According to the report, it was discovered that several of the university’s early supporters, including its founder, Rev. James Manning, and its first treasurer, John Brown, were slave owners. Nicholas Brown Jr., however, for whom the university was named, was a staunch abolitionist.

Brown’s Center for the Study of Slavery and Justice describes itself as “a scholarly research center with a public educational mission… that creates a space for the interdisciplinary study of the historical forms of slavery while also examining how the legacies of slavery shape our contemporary world.”

In 2012, I undertook a very extensive research project on the reparations movement in America, a movement that [likely not surprising to many] completely encircles President Obama. The information I gathered was so vast that it ultimately resulted in a six-part series instead of a single article.

In that Reparations Agenda series, I explained how reparation activists have admitted that they have learned, through failed lawsuits and other attempts to gain monetary reparation for African Americans, that their movement will never succeed unless they can establish — first through public perception, then through the courts — that there is a legacy of slavery that exists today. In other words, there must be a perception or belief among the majority that African Americans are still suffering under an oppressive system or society, or under, as some have referred to it, “The New Jim Crow.”
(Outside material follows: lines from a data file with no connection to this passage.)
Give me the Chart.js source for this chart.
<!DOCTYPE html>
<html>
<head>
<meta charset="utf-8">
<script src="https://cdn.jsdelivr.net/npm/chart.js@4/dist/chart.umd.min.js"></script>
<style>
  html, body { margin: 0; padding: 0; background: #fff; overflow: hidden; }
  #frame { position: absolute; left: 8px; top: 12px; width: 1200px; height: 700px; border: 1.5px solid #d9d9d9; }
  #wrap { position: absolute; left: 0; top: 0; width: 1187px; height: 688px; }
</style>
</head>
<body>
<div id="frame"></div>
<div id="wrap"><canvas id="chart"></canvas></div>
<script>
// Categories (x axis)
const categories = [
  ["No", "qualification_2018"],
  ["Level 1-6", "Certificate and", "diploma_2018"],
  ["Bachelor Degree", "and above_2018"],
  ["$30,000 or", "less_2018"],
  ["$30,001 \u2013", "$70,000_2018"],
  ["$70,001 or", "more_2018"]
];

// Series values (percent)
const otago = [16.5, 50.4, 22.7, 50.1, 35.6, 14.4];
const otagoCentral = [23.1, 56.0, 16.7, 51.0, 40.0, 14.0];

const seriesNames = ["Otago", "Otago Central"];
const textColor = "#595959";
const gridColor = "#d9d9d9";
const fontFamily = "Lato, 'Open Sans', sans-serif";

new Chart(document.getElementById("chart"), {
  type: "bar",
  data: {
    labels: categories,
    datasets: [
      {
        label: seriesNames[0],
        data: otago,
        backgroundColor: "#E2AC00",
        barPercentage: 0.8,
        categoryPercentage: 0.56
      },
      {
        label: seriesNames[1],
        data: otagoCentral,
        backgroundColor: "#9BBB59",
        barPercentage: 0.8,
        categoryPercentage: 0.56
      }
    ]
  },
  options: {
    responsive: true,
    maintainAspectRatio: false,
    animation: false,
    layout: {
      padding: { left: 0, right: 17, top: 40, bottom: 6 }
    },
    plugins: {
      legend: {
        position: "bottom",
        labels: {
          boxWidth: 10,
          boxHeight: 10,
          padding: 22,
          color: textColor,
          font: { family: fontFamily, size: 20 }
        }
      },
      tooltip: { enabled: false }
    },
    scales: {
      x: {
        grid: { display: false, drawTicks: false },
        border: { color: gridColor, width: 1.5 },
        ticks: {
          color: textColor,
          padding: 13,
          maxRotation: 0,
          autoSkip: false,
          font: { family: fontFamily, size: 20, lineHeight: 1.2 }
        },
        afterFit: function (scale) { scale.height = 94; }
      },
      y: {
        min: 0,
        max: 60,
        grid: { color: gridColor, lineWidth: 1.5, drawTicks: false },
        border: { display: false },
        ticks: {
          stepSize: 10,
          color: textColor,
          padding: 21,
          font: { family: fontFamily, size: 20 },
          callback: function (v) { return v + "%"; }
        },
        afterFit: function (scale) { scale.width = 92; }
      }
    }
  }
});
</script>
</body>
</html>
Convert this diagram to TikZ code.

Brown University’s Slavery and Justice report contends just that. Specifically, the report states as follows:

… the nation also continues to be marked by profound racial disparities in most measures of human welfare, including education, employment, wealth, rates of incarceration, access to housing and health care, infant mortality, and life expectancy.

Surveying the state of racial politics in America today, the rancor and raw emotions that discussions of racial issues seem instantly to arouse, it is hard to resist the conclusion that the United States is such a society.

As explained in Part 5 – The Reparation Agenda: Obama’s Race Rhetoric Literally Scripted by Reparations Movement…, President Obama said it best — coincidentally or not, in such a way that would most benefit the movement — when he said this:

But we do need to remind ourselves that so many of the disparities that exist in the African-American community today can be directly traced to inequalities passed on from an earlier generation that suffered under the brutal legacy of slavery and Jim Crow.

Notice in the quote from the Brown report above that it considers a society steeped in ‘racial politics’ and ‘raw emotions aroused by discussions of racial issues’ to be evidence of a society scarred by the ‘legacy of slavery’. Again, according to reparation activists, this legacy must exist in order to succeed in proving that blacks in America are entitled to reparations.

The Brown report was written and released in 2006. Consider how more so our society has become one marred by racial tension and raw emotions since President Obama took office. How convenient for the movement.

Numerous universities have since followed Brown’s lead in researching their own ties to slavery. Yale, Harvard, Dartmouth, Emory, the University of Virginia, University of Alabama, and University of Maryland, to name a few, have completed their research and released their findings, some along with a formal apology for their historic ties to the slave trade.

Brown University is home to the Annenberg Institute for School Reform, the 22-year-old education reform movement pushed across the nation by Obama and Bill Ayers, starting with their previous work on the board of the Chicago Annenberg Challenge and continuing today.

The Annenberg-backed Coalition of Essential Schools and their affiliates are notorious for teaching Critical Race Theory, which says that white supremacy in America is the root cause of racial inequality. In other words, selling students on America’s ‘legacy of slavery.’

According to the Providence Journal, former Brown President Ruth Simmons spoke at the opening ceremony for the Center for the Study of Slavery and Justice last October, encouraging more universities to take on the task of “shining a light on racial tension, human trafficking, and inequality.”

In 2009, Simmons was appointed by Obama to the President’s Commission on White House Fellowships.